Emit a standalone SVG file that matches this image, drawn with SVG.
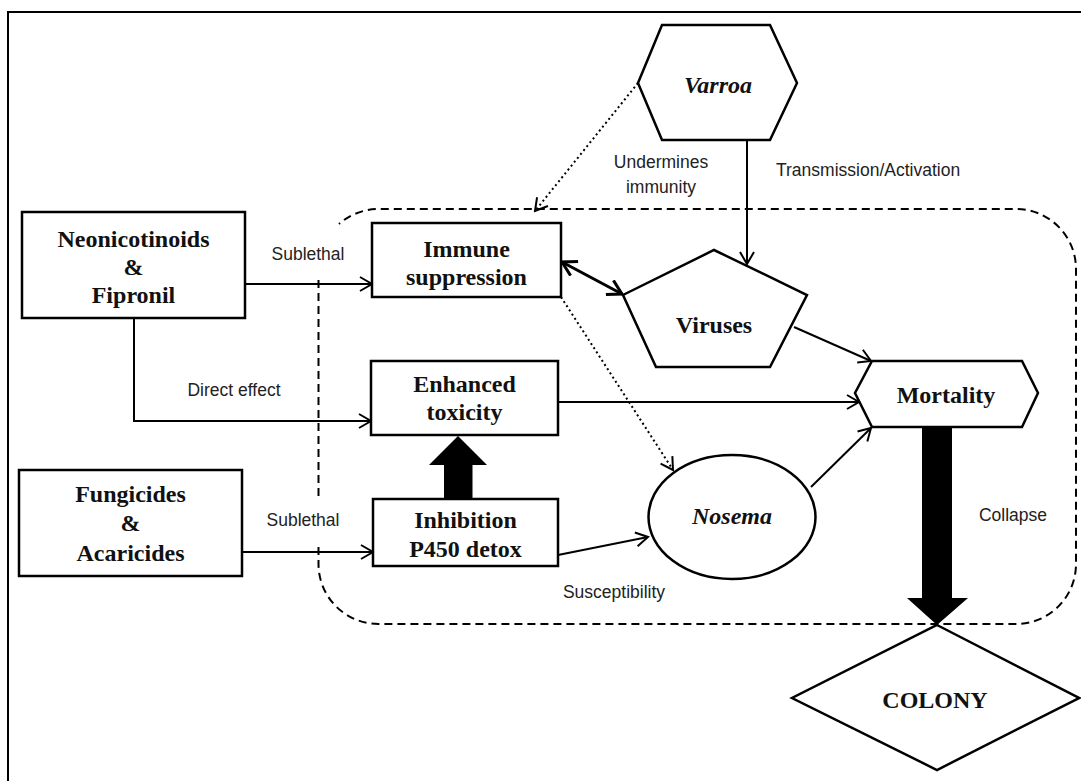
<svg xmlns="http://www.w3.org/2000/svg" width="1081" height="781" viewBox="0 0 1081 781">
<style>
.bx{fill:#fff;stroke:#000;stroke-width:2.5}
.nl{font-family:"Liberation Serif","Times New Roman",serif;font-weight:bold;font-size:24px;fill:#111;text-anchor:middle}
.it{font-style:italic}
.lb{font-family:"Liberation Sans",Arial,sans-serif;font-size:17.5px;fill:#222}
.ln{fill:none;stroke:#000;stroke-width:2}
.dot{fill:none;stroke:#000;stroke-width:2;stroke-dasharray:2,3}
.dash{fill:none;stroke:#000;stroke-width:2;stroke-dasharray:8,5}
</style>
<defs>
<marker id="arr" viewBox="0 0 16 16" refX="14" refY="8" markerWidth="16" markerHeight="16" markerUnits="userSpaceOnUse" orient="auto-start-reverse">
<path d="M2,1 L14,8 L2,15" fill="none" stroke="#000" stroke-width="2"/>
</marker>
<marker id="arrT" viewBox="0 0 18 18" refX="16" refY="9" markerWidth="18" markerHeight="18" markerUnits="userSpaceOnUse" orient="auto-start-reverse">
<path d="M2,1 L16,9 L2,17" fill="none" stroke="#000" stroke-width="3"/>
</marker>
</defs>
<rect width="1081" height="781" fill="#fff"/>
<path d="M8,781 V12 H1081" fill="none" stroke="#000" stroke-width="2"/>

<g id="boundary">
<path class="dash" d="M318.5,280 V497"/>
<path class="dash" d="M318.5,547 V564 A60,60 0 0 0 378.5,624 H1016 A60,60 0 0 0 1076,564 V269 A60,60 0 0 0 1016,209 H378.5 A60,60 0 0 0 339,224"/>
</g>

<g id="connectors">
<path class="ln" d="M245,284 H372" marker-end="url(#arr)"/>
<path class="ln" d="M134,318 V421 H371" marker-end="url(#arr)"/>
<path class="ln" d="M242,552 H373" marker-end="url(#arr)"/>
<path class="ln" d="M747,140 V264" marker-end="url(#arr)"/>
<path class="dot" d="M638,83 L535,211" marker-end="url(#arr)"/>
<path fill="none" stroke="#000" stroke-width="3" d="M562,262 L622,294" marker-start="url(#arrT)" marker-end="url(#arrT)"/>
<path class="ln" d="M794,327 L871,361" marker-end="url(#arr)"/>
<path class="ln" d="M558,402 L859,402" marker-end="url(#arr)"/>
<path class="dot" d="M561,297 L673,470" marker-end="url(#arr)"/>
<path class="ln" d="M558,555 L648,537" marker-end="url(#arr)"/>
<path class="ln" d="M811,487 L871,428" marker-end="url(#arr)"/>
<polygon points="444,499 444,465 429,465 458,436 487,465 472.5,465 472.5,499" fill="#000"/>
<polygon points="922,427 952,427 952,598 968,598 937,625 907,598 922,598" fill="#000"/>
</g>

<g id="labels">
<text class="lb" x="308" y="260" text-anchor="middle">Sublethal</text>
<text class="lb" x="661" y="168" text-anchor="middle">Undermines</text>
<text class="lb" x="661" y="193" text-anchor="middle">immunity</text>
<text class="lb" x="776" y="176">Transmission/Activation</text>
<text class="lb" x="234" y="396" text-anchor="middle">Direct effect</text>
<text class="lb" x="303" y="526" text-anchor="middle">Sublethal</text>
<text class="lb" x="614" y="598" text-anchor="middle">Susceptibility</text>
<text class="lb" x="1013" y="521" text-anchor="middle">Collapse</text>
</g>

<g id="neonicotinoids">
<rect class="bx" x="22" y="212" width="223" height="106"/>
<text class="nl" x="133.5" y="247">Neonicotinoids</text>
<text class="nl" x="133.5" y="275">&amp;</text>
<text class="nl" x="133.5" y="303">Fipronil</text>
</g>

<g id="fungicides">
<rect class="bx" x="19" y="470" width="223" height="106"/>
<text class="nl" x="130.5" y="502">Fungicides</text>
<text class="nl" x="130.5" y="531">&amp;</text>
<text class="nl" x="130.5" y="561">Acaricides</text>
</g>

<g id="immune">
<rect class="bx" x="372" y="223" width="189" height="74"/>
<text class="nl" x="466.5" y="257">Immune</text>
<text class="nl" x="466.5" y="285">suppression</text>
</g>

<g id="enhanced">
<rect class="bx" x="371" y="361" width="187" height="74"/>
<text class="nl" x="464.5" y="392">Enhanced</text>
<text class="nl" x="464.5" y="420">toxicity</text>
</g>

<g id="inhibition">
<rect class="bx" x="373" y="499" width="185" height="67"/>
<text class="nl" x="465.5" y="528">Inhibition</text>
<text class="nl" x="465.5" y="557">P450 detox</text>
</g>

<g id="varroa">
<polygon class="bx" points="662,25 770,25 797,83 770,140 662,140 638,83"/>
<text class="nl it" x="718" y="93">Varroa</text>
</g>

<g id="viruses">
<polygon class="bx" points="714,250 807,295 770,367 656,367 623,295"/>
<text class="nl" x="714" y="333">Viruses</text>
</g>

<g id="mortality">
<polygon class="bx" points="872,361 1022,361 1038,393 1022,427 872,427 855,393"/>
<text class="nl" x="946" y="403">Mortality</text>
</g>

<g id="nosema">
<ellipse class="bx" cx="732" cy="517" rx="83.5" ry="62"/>
<text class="nl it" x="732" y="524">Nosema</text>
</g>

<g id="colony">
<polygon class="bx" points="937,625 1079,698 937,770 792,698"/>
<text class="nl" x="935" y="708">COLONY</text>
</g>
</svg>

+++

PROMPT:
The data above needs to be retyped exactly, with the images left out.

RESPONSE FOR THIS EXERCISE:
Emit a standalone SVG file that matches this image, drawn with SVG.
<svg xmlns="http://www.w3.org/2000/svg" width="1081" height="781" viewBox="0 0 1081 781">
<style>
.bx{fill:#fff;stroke:#000;stroke-width:2.5}
.nl{font-family:"Liberation Serif","Times New Roman",serif;font-weight:bold;font-size:24px;fill:#111;text-anchor:middle}
.it{font-style:italic}
.lb{font-family:"Liberation Sans",Arial,sans-serif;font-size:17.5px;fill:#222}
.ln{fill:none;stroke:#000;stroke-width:2}
.dot{fill:none;stroke:#000;stroke-width:2;stroke-dasharray:2,3}
.dash{fill:none;stroke:#000;stroke-width:2;stroke-dasharray:8,5}
</style>
<defs>
<marker id="arr" viewBox="0 0 16 16" refX="14" refY="8" markerWidth="16" markerHeight="16" markerUnits="userSpaceOnUse" orient="auto-start-reverse">
<path d="M2,1 L14,8 L2,15" fill="none" stroke="#000" stroke-width="2"/>
</marker>
<marker id="arrT" viewBox="0 0 18 18" refX="16" refY="9" markerWidth="18" markerHeight="18" markerUnits="userSpaceOnUse" orient="auto-start-reverse">
<path d="M2,1 L16,9 L2,17" fill="none" stroke="#000" stroke-width="3"/>
</marker>
</defs>
<rect width="1081" height="781" fill="#fff"/>
<path d="M8,781 V12 H1081" fill="none" stroke="#000" stroke-width="2"/>

<g id="boundary">
<path class="dash" d="M318.5,280 V497"/>
<path class="dash" d="M318.5,547 V564 A60,60 0 0 0 378.5,624 H1016 A60,60 0 0 0 1076,564 V269 A60,60 0 0 0 1016,209 H378.5 A60,60 0 0 0 339,224"/>
</g>

<g id="connectors">
<path class="ln" d="M245,284 H372" marker-end="url(#arr)"/>
<path class="ln" d="M134,318 V421 H371" marker-end="url(#arr)"/>
<path class="ln" d="M242,552 H373" marker-end="url(#arr)"/>
<path class="ln" d="M747,140 V264" marker-end="url(#arr)"/>
<path class="dot" d="M638,83 L535,211" marker-end="url(#arr)"/>
<path fill="none" stroke="#000" stroke-width="3" d="M562,262 L622,294" marker-start="url(#arrT)" marker-end="url(#arrT)"/>
<path class="ln" d="M794,327 L871,361" marker-end="url(#arr)"/>
<path class="ln" d="M558,402 L859,402" marker-end="url(#arr)"/>
<path class="dot" d="M561,297 L673,470" marker-end="url(#arr)"/>
<path class="ln" d="M558,555 L648,537" marker-end="url(#arr)"/>
<path class="ln" d="M811,487 L871,428" marker-end="url(#arr)"/>
<polygon points="444,499 444,465 429,465 458,436 487,465 472.5,465 472.5,499" fill="#000"/>
<polygon points="922,427 952,427 952,598 968,598 937,625 907,598 922,598" fill="#000"/>
</g>

<g id="labels">
<text class="lb" x="308" y="260" text-anchor="middle">Sublethal</text>
<text class="lb" x="661" y="168" text-anchor="middle">Undermines</text>
<text class="lb" x="661" y="193" text-anchor="middle">immunity</text>
<text class="lb" x="776" y="176">Transmission/Activation</text>
<text class="lb" x="234" y="396" text-anchor="middle">Direct effect</text>
<text class="lb" x="303" y="526" text-anchor="middle">Sublethal</text>
<text class="lb" x="614" y="598" text-anchor="middle">Susceptibility</text>
<text class="lb" x="1013" y="521" text-anchor="middle">Collapse</text>
</g>

<g id="neonicotinoids">
<rect class="bx" x="22" y="212" width="223" height="106"/>
<text class="nl" x="133.5" y="247">Neonicotinoids</text>
<text class="nl" x="133.5" y="275">&amp;</text>
<text class="nl" x="133.5" y="303">Fipronil</text>
</g>

<g id="fungicides">
<rect class="bx" x="19" y="470" width="223" height="106"/>
<text class="nl" x="130.5" y="502">Fungicides</text>
<text class="nl" x="130.5" y="531">&amp;</text>
<text class="nl" x="130.5" y="561">Acaricides</text>
</g>

<g id="immune">
<rect class="bx" x="372" y="223" width="189" height="74"/>
<text class="nl" x="466.5" y="257">Immune</text>
<text class="nl" x="466.5" y="285">suppression</text>
</g>

<g id="enhanced">
<rect class="bx" x="371" y="361" width="187" height="74"/>
<text class="nl" x="464.5" y="392">Enhanced</text>
<text class="nl" x="464.5" y="420">toxicity</text>
</g>

<g id="inhibition">
<rect class="bx" x="373" y="499" width="185" height="67"/>
<text class="nl" x="465.5" y="528">Inhibition</text>
<text class="nl" x="465.5" y="557">P450 detox</text>
</g>

<g id="varroa">
<polygon class="bx" points="662,25 770,25 797,83 770,140 662,140 638,83"/>
<text class="nl it" x="718" y="93">Varroa</text>
</g>

<g id="viruses">
<polygon class="bx" points="714,250 807,295 770,367 656,367 623,295"/>
<text class="nl" x="714" y="333">Viruses</text>
</g>

<g id="mortality">
<polygon class="bx" points="872,361 1022,361 1038,393 1022,427 872,427 855,393"/>
<text class="nl" x="946" y="403">Mortality</text>
</g>

<g id="nosema">
<ellipse class="bx" cx="732" cy="517" rx="83.5" ry="62"/>
<text class="nl it" x="732" y="524">Nosema</text>
</g>

<g id="colony">
<polygon class="bx" points="937,625 1079,698 937,770 792,698"/>
<text class="nl" x="935" y="708">COLONY</text>
</g>
</svg>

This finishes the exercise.